Sometimes late at night I plan the routes. At other times it’s completely unplanned.
That’s how I ended up on the top of a mountain at 10:30 at night after my first day at Gazette-Mail. There were no streetlights and no homes. Even worse, there was no cell service. I drove around that mountain for about 30 minutes straight on the verge of tears. When I finally got cell service, I called a friend.
“I’m stuck on the side of a mountain right now and Google Maps is confused and why did I move to West Virginia and I hate mountains,” I muttered, then began nearly weeping.
“So your first day went well?” he said.
It was pretty condescending. I deserved it. You know why? Because driving throughout Appalachia isn’t necessarily rational. It’s not cost-effective either.
But there’s something about being behind the wheel in an unfamiliar place, and discovering new landmarks. Without these trips I would have never discovered some of my favorite restaurants or spots to hike. I’ve seen a lot of sunsets I never thought I’d get the chance to see.

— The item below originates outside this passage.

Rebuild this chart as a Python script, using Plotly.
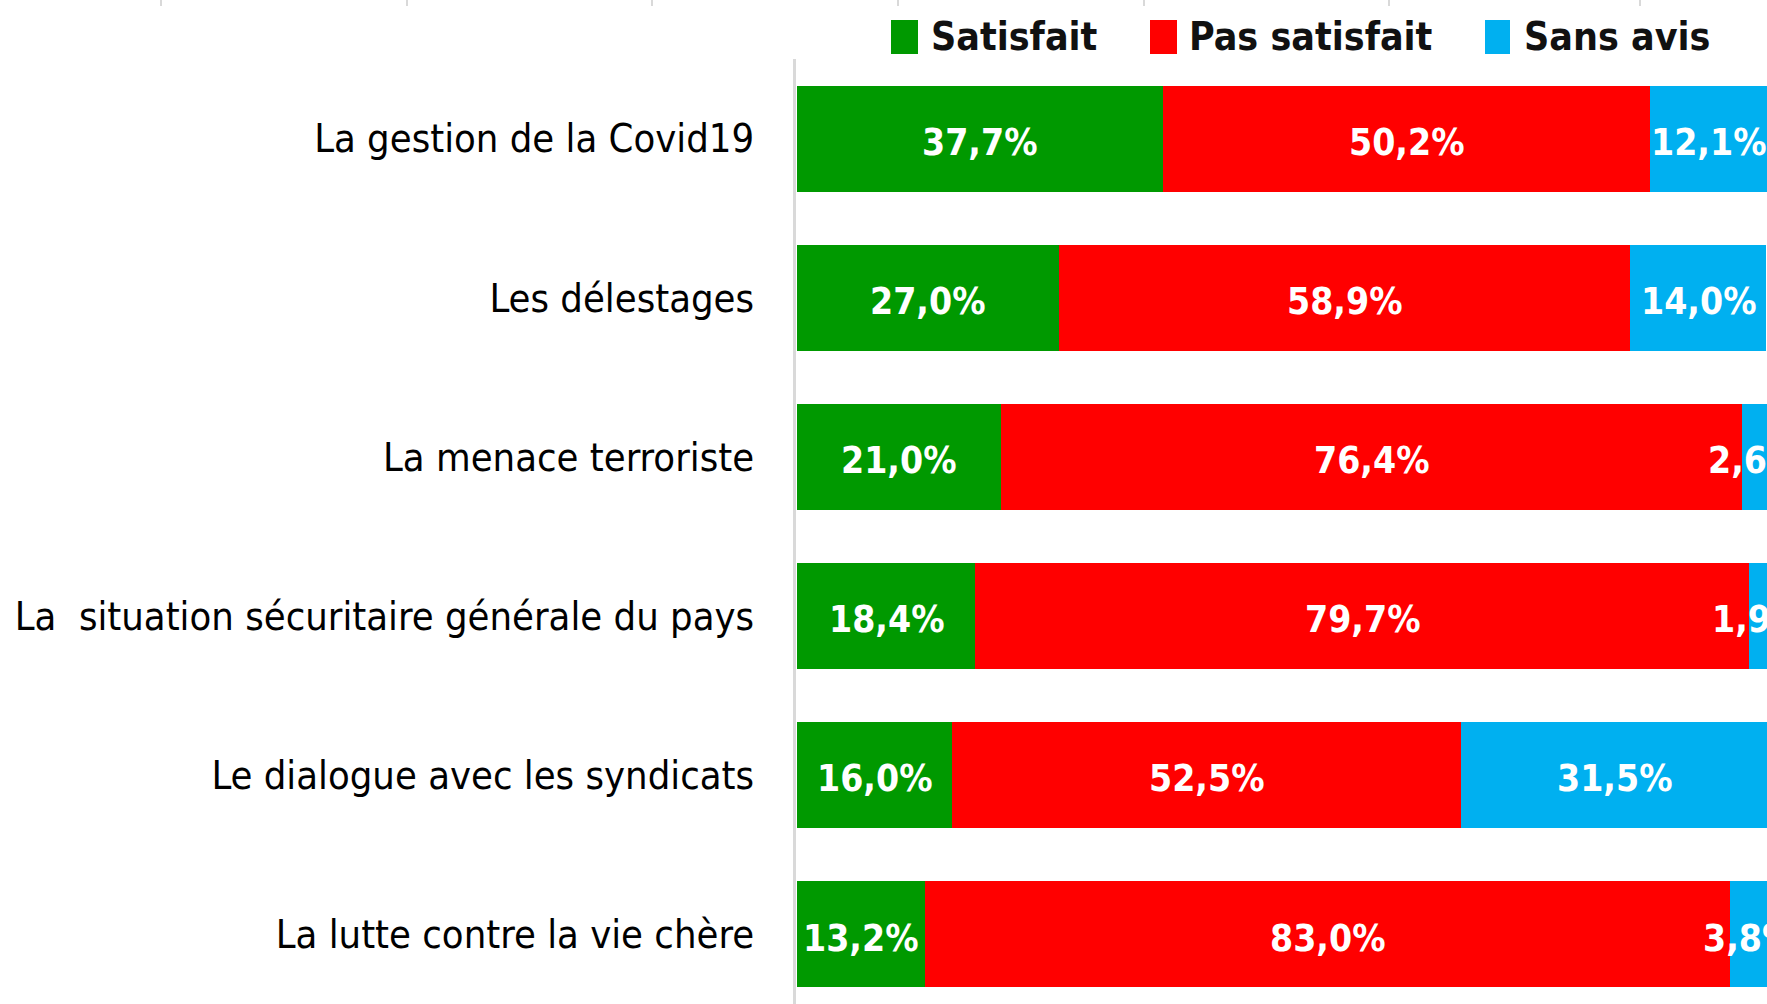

I don’t know where I’ll be in a few years. I could stay here, but I could be across the country. To be honest, I could even be in an area where cars are useless.
I’ll always remember the feeling of finding the perfect milkshake in a small town, or getting my boot stuck while hiking through a trail I accidentally ended up dead-ending into.
Tomorrow I think I’m going to take my first trip to Ohio.